» INSTRUCTION
The data below should be restated word for word, with every picture omitted.

» SUPPLIED INFORMATION
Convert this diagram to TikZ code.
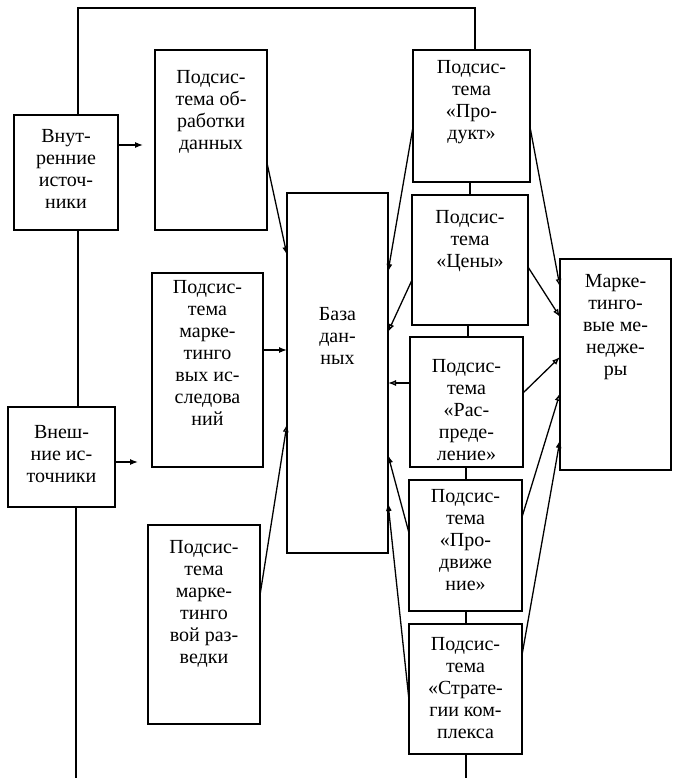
\documentclass[tikz,border=0pt]{standalone}
\usepackage{fontspec}
\setmainfont{Liberation Serif}
\usetikzlibrary{arrows.meta}
\tikzset{
  box/.style={draw, line width=1.7pt, inner sep=0pt, outer sep=0pt},
  lbl/.style={align=center, inner sep=0pt, anchor=north, font=\fontsize{20}{22}\selectfont},
  conn/.style={line width=1.3pt},
  arr/.style={conn, -{Latex[length=8pt,width=6pt]}},
  oarr/.style={conn, -{Latex[open,length=8pt,width=6pt]}}
}
\begin{document}
\begin{tikzpicture}[x=1pt,y=-1pt]
\useasboundingbox (0,0) rectangle (673,778);
% boxes
\node[box, minimum width=104pt, minimum height=115pt] (vnut)  at (66,172.5) {};
\node[box, minimum width=107pt, minimum height=100pt] (vnesh) at (61.5,457) {};
\node[box, minimum width=112pt, minimum height=180pt] (obr)   at (211,140) {};
\node[box, minimum width=111pt, minimum height=194pt] (issl)  at (207.5,370) {};
\node[box, minimum width=112pt, minimum height=199pt] (razv)  at (204,624.5) {};
\node[box, minimum width=101pt, minimum height=360pt] (baza)  at (337.5,373) {};
\node[box, minimum width=117pt, minimum height=132pt] (prod)  at (471.5,116) {};
\node[box, minimum width=116pt, minimum height=130pt] (ceny)  at (470,260) {};
\node[box, minimum width=113pt, minimum height=130pt] (rasp)  at (466.5,402) {};
\node[box, minimum width=113pt, minimum height=131pt] (prodv) at (465.5,545.5) {};
\node[box, minimum width=113pt, minimum height=130pt] (strat) at (465.5,689) {};
\node[box, minimum width=111pt, minimum height=211pt] (men)   at (615.5,364.5) {};
% labels
\node[lbl] (vnutT)  at (66,129)   {Внут-\\ренние\\источ-\\ники};
\node[lbl] (vneshT) at (61.5,425) {Внеш-\\ние ис-\\точники};
\node[lbl] (obrT)   at (211,70)   {Подсис-\\тема об-\\работки\\данных};
\node[lbl] (isslT)  at (207.5,280) {Подсис-\\тема\\марке-\\тинго\\вых ис-\\следова\\ний};
\node[lbl] (razvT)  at (204,540)  {Подсис-\\тема\\марке-\\тинго\\вой раз-\\ведки};
\node[lbl] (bazaT)  at (337.5,307) {База\\дан-\\ных};
\node[lbl] (prodT)  at (471.5,60) {Подсис-\\тема\\«Про-\\дукт»};
\node[lbl] (cenyT)  at (470,210)  {Подсис-\\тема\\«Цены»};
\node[lbl] (raspT)  at (466.5,359) {Подсис-\\тема\\«Рас-\\преде-\\ление»};
\node[lbl] (prodvT) at (465.5,489) {Подсис-\\тема\\«Про-\\движе\\ние»};
\node[lbl] (stratT) at (465.5,637) {Подсис-\\тема\\«Страте-\\гии ком-\\плекса};
\node[lbl] (menT)   at (615.5,274) {Марке-\\тинго-\\вые ме-\\недже-\\ры};
% frame lines
\coordinate (bl) at (76,778);
\coordinate (tl) at (78,8);
\coordinate (tr) at (475,8);
\coordinate (br) at (466,778);
\draw[conn] (bl) -- (bl |- vnesh.south);
\draw[conn] (78,0 |- vnesh.north) -- (78,0 |- vnut.south);
\draw[conn] (78,0 |- vnut.north) -- (tl) -- (tr) -- (tr |- prod.north);
\draw[conn] (prod.south -| 470,0) -- (ceny.north -| 470,0);
\draw[conn] (ceny.south -| 468,0) -- (rasp.north -| 468,0);
\draw[conn] (rasp.south -| 466,0) -- (prodv.north -| 466,0);
\draw[conn] (prodv.south -| 466,0) -- (strat.north -| 466,0);
\draw[conn] (strat.south -| br) -- (br);
% inputs
\coordinate (in1) at (143,145);
\coordinate (in2) at (138,462);
\draw[arr] (vnut.east |- in1) -- (in1);
\draw[arr] (vnesh.east |- in2) -- (in2);
% left subsystems -> base
\draw[arr]  (obr.east |- 0,163)  -- (baza.west |- 0,255);
\draw[arr]  (issl.east |- 0,350) -- (baza.west |- 0,350);
\draw[oarr] (razv.east |- 0,595) -- (baza.west |- 0,424);
% right subsystems -> base
\draw[arr]  (prod.west |- 0,127)  -- (baza.east |- 0,272);
\draw[oarr] (ceny.west |- 0,280)  -- (baza.east |- 0,332);
\draw[oarr] (rasp.west |- 0,383)  -- (baza.east |- 0,383);
\draw[arr]  (prodv.west |- 0,533) -- (baza.east |- 0,455);
\draw[arr]  (strat.west |- 0,700) -- (baza.east |- 0,503);
% right subsystems -> managers
\draw[oarr] (prod.east |- 0,127)  -- (men.west |- 0,287);
\draw[oarr] (ceny.east |- 0,267)  -- (men.west |- 0,317);
\draw[oarr] (rasp.east |- 0,393)  -- (men.west |- 0,357);
\draw[oarr] (prodv.east |- 0,517) -- (men.west |- 0,393);
\draw[arr]  (strat.east |- 0,655) -- (men.west |- 0,440);
\end{tikzpicture}
\end{document}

» THE REPLY
Convert this diagram to TikZ code.
\documentclass[tikz,border=0pt]{standalone}
\usepackage{fontspec}
\setmainfont{Liberation Serif}
\usetikzlibrary{arrows.meta}
\tikzset{
  box/.style={draw, line width=1.7pt, inner sep=0pt, outer sep=0pt},
  lbl/.style={align=center, inner sep=0pt, anchor=north, font=\fontsize{20}{22}\selectfont},
  conn/.style={line width=1.3pt},
  arr/.style={conn, -{Latex[length=8pt,width=6pt]}},
  oarr/.style={conn, -{Latex[open,length=8pt,width=6pt]}}
}
\begin{document}
\begin{tikzpicture}[x=1pt,y=-1pt]
\useasboundingbox (0,0) rectangle (673,778);
% boxes
\node[box, minimum width=104pt, minimum height=115pt] (vnut)  at (66,172.5) {};
\node[box, minimum width=107pt, minimum height=100pt] (vnesh) at (61.5,457) {};
\node[box, minimum width=112pt, minimum height=180pt] (obr)   at (211,140) {};
\node[box, minimum width=111pt, minimum height=194pt] (issl)  at (207.5,370) {};
\node[box, minimum width=112pt, minimum height=199pt] (razv)  at (204,624.5) {};
\node[box, minimum width=101pt, minimum height=360pt] (baza)  at (337.5,373) {};
\node[box, minimum width=117pt, minimum height=132pt] (prod)  at (471.5,116) {};
\node[box, minimum width=116pt, minimum height=130pt] (ceny)  at (470,260) {};
\node[box, minimum width=113pt, minimum height=130pt] (rasp)  at (466.5,402) {};
\node[box, minimum width=113pt, minimum height=131pt] (prodv) at (465.5,545.5) {};
\node[box, minimum width=113pt, minimum height=130pt] (strat) at (465.5,689) {};
\node[box, minimum width=111pt, minimum height=211pt] (men)   at (615.5,364.5) {};
% labels
\node[lbl] (vnutT)  at (66,129)   {Внут-\\ренние\\источ-\\ники};
\node[lbl] (vneshT) at (61.5,425) {Внеш-\\ние ис-\\точники};
\node[lbl] (obrT)   at (211,70)   {Подсис-\\тема об-\\работки\\данных};
\node[lbl] (isslT)  at (207.5,280) {Подсис-\\тема\\марке-\\тинго\\вых ис-\\следова\\ний};
\node[lbl] (razvT)  at (204,540)  {Подсис-\\тема\\марке-\\тинго\\вой раз-\\ведки};
\node[lbl] (bazaT)  at (337.5,307) {База\\дан-\\ных};
\node[lbl] (prodT)  at (471.5,60) {Подсис-\\тема\\«Про-\\дукт»};
\node[lbl] (cenyT)  at (470,210)  {Подсис-\\тема\\«Цены»};
\node[lbl] (raspT)  at (466.5,359) {Подсис-\\тема\\«Рас-\\преде-\\ление»};
\node[lbl] (prodvT) at (465.5,489) {Подсис-\\тема\\«Про-\\движе\\ние»};
\node[lbl] (stratT) at (465.5,637) {Подсис-\\тема\\«Страте-\\гии ком-\\плекса};
\node[lbl] (menT)   at (615.5,274) {Марке-\\тинго-\\вые ме-\\недже-\\ры};
% frame lines
\coordinate (bl) at (76,778);
\coordinate (tl) at (78,8);
\coordinate (tr) at (475,8);
\coordinate (br) at (466,778);
\draw[conn] (bl) -- (bl |- vnesh.south);
\draw[conn] (78,0 |- vnesh.north) -- (78,0 |- vnut.south);
\draw[conn] (78,0 |- vnut.north) -- (tl) -- (tr) -- (tr |- prod.north);
\draw[conn] (prod.south -| 470,0) -- (ceny.north -| 470,0);
\draw[conn] (ceny.south -| 468,0) -- (rasp.north -| 468,0);
\draw[conn] (rasp.south -| 466,0) -- (prodv.north -| 466,0);
\draw[conn] (prodv.south -| 466,0) -- (strat.north -| 466,0);
\draw[conn] (strat.south -| br) -- (br);
% inputs
\coordinate (in1) at (143,145);
\coordinate (in2) at (138,462);
\draw[arr] (vnut.east |- in1) -- (in1);
\draw[arr] (vnesh.east |- in2) -- (in2);
% left subsystems -> base
\draw[arr]  (obr.east |- 0,163)  -- (baza.west |- 0,255);
\draw[arr]  (issl.east |- 0,350) -- (baza.west |- 0,350);
\draw[oarr] (razv.east |- 0,595) -- (baza.west |- 0,424);
% right subsystems -> base
\draw[arr]  (prod.west |- 0,127)  -- (baza.east |- 0,272);
\draw[oarr] (ceny.west |- 0,280)  -- (baza.east |- 0,332);
\draw[oarr] (rasp.west |- 0,383)  -- (baza.east |- 0,383);
\draw[arr]  (prodv.west |- 0,533) -- (baza.east |- 0,455);
\draw[arr]  (strat.west |- 0,700) -- (baza.east |- 0,503);
% right subsystems -> managers
\draw[oarr] (prod.east |- 0,127)  -- (men.west |- 0,287);
\draw[oarr] (ceny.east |- 0,267)  -- (men.west |- 0,317);
\draw[oarr] (rasp.east |- 0,393)  -- (men.west |- 0,357);
\draw[oarr] (prodv.east |- 0,517) -- (men.west |- 0,393);
\draw[arr]  (strat.east |- 0,655) -- (men.west |- 0,440);
\end{tikzpicture}
\end{document}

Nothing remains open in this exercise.